Prompt:
Find the word "file" in the data. Return every line where it appears.

Supplied records:
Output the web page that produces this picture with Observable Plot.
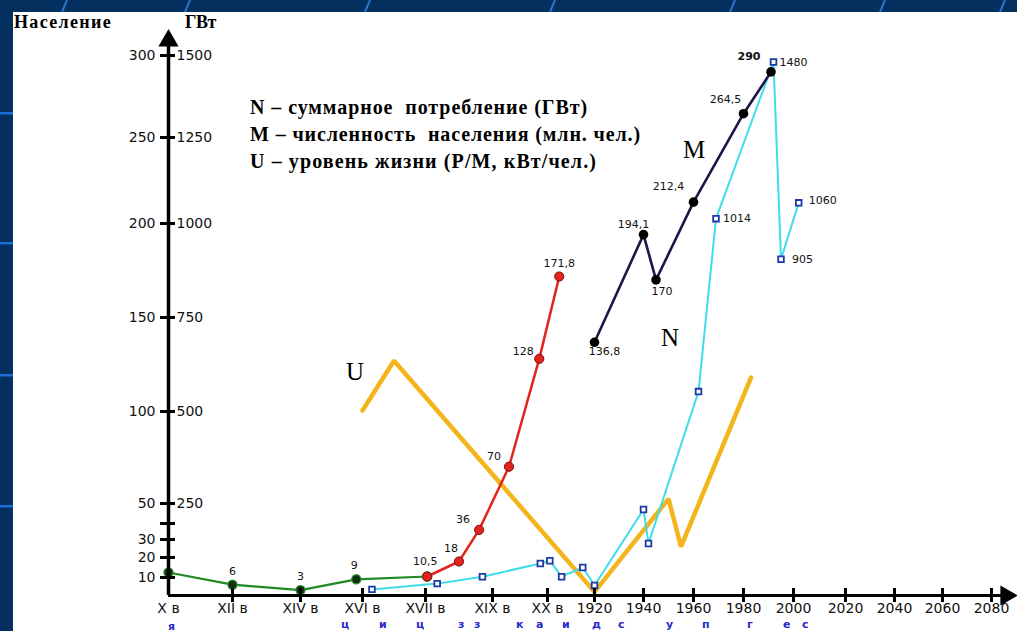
---
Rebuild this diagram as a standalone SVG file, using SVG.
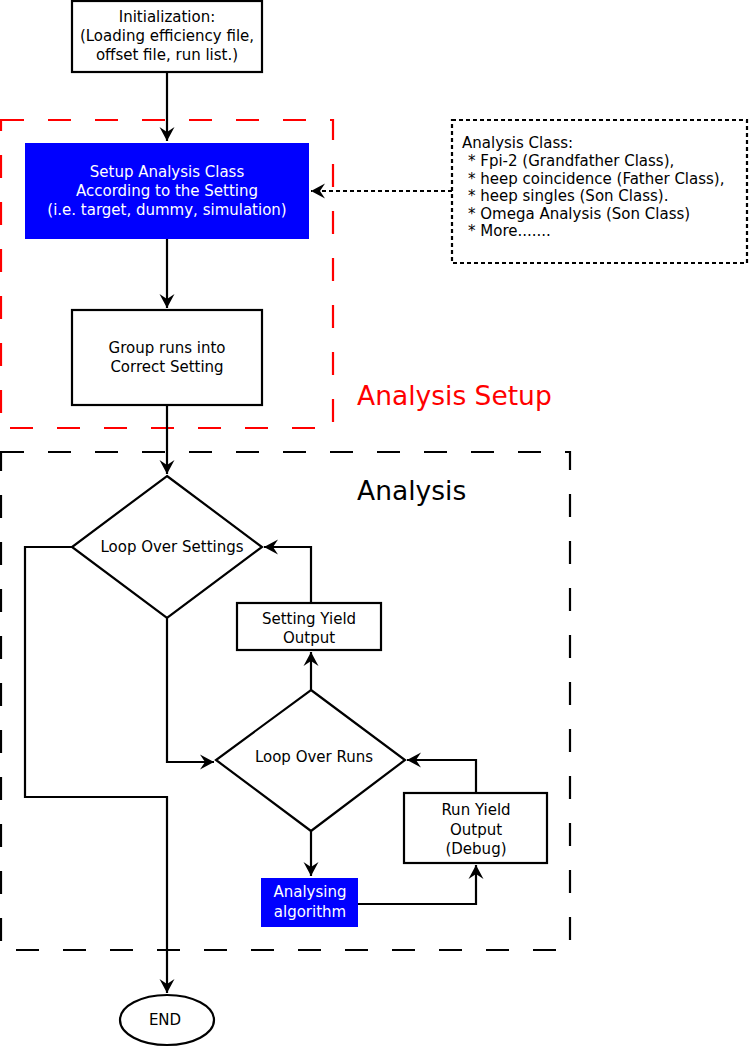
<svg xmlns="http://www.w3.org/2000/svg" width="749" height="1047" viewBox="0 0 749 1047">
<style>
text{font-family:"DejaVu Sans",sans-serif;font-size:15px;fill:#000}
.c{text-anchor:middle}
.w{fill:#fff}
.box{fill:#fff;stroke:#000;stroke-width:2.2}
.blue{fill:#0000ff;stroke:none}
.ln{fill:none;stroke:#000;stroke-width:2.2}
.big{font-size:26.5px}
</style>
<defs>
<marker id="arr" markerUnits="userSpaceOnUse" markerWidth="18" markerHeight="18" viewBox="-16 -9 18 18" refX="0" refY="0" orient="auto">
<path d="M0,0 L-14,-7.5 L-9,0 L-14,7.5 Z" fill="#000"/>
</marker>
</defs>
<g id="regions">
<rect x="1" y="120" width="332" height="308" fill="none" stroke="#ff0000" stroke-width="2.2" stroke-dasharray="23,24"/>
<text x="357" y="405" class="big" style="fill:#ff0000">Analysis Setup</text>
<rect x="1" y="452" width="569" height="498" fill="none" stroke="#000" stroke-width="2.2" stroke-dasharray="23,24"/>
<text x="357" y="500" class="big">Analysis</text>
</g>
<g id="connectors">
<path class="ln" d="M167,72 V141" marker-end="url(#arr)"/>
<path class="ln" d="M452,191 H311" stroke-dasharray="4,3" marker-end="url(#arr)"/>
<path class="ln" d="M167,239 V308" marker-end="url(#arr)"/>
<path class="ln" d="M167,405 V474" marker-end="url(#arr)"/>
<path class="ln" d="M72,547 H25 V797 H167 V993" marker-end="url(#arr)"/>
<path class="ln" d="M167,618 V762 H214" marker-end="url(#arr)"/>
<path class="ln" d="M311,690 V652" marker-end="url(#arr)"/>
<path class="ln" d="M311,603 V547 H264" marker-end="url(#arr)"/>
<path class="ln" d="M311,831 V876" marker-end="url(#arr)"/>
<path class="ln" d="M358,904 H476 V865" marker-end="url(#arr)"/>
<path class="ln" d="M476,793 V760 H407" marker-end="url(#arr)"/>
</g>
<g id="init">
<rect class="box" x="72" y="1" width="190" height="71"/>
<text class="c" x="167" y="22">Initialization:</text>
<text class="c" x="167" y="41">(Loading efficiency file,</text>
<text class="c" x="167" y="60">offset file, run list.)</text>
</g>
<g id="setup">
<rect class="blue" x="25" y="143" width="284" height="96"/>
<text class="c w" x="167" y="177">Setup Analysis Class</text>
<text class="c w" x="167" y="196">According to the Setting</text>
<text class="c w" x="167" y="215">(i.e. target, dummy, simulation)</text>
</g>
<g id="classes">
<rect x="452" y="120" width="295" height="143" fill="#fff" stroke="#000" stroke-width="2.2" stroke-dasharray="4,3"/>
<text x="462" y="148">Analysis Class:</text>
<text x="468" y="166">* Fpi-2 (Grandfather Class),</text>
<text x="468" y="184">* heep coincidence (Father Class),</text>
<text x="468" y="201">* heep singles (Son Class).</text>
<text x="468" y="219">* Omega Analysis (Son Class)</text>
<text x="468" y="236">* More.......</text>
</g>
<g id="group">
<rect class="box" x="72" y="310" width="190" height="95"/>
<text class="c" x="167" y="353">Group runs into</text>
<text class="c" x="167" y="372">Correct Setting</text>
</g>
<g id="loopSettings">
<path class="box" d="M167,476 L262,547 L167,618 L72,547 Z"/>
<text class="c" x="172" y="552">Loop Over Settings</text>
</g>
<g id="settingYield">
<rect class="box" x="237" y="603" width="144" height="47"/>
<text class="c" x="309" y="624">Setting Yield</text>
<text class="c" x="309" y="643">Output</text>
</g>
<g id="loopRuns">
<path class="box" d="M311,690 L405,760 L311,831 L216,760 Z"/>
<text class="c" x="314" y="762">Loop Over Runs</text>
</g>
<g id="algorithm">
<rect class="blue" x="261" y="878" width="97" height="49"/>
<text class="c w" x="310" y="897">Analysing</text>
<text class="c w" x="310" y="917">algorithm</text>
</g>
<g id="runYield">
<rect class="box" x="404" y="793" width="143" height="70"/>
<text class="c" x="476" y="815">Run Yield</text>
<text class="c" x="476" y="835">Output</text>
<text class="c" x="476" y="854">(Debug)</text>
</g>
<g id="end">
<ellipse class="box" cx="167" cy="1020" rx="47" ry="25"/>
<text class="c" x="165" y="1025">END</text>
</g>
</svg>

Output:
Rebuild this diagram as a standalone SVG file, using SVG.
<text class="c" x="167" y="41">(Loading efficiency file,</text>
<text class="c" x="167" y="60">offset file, run list.)</text>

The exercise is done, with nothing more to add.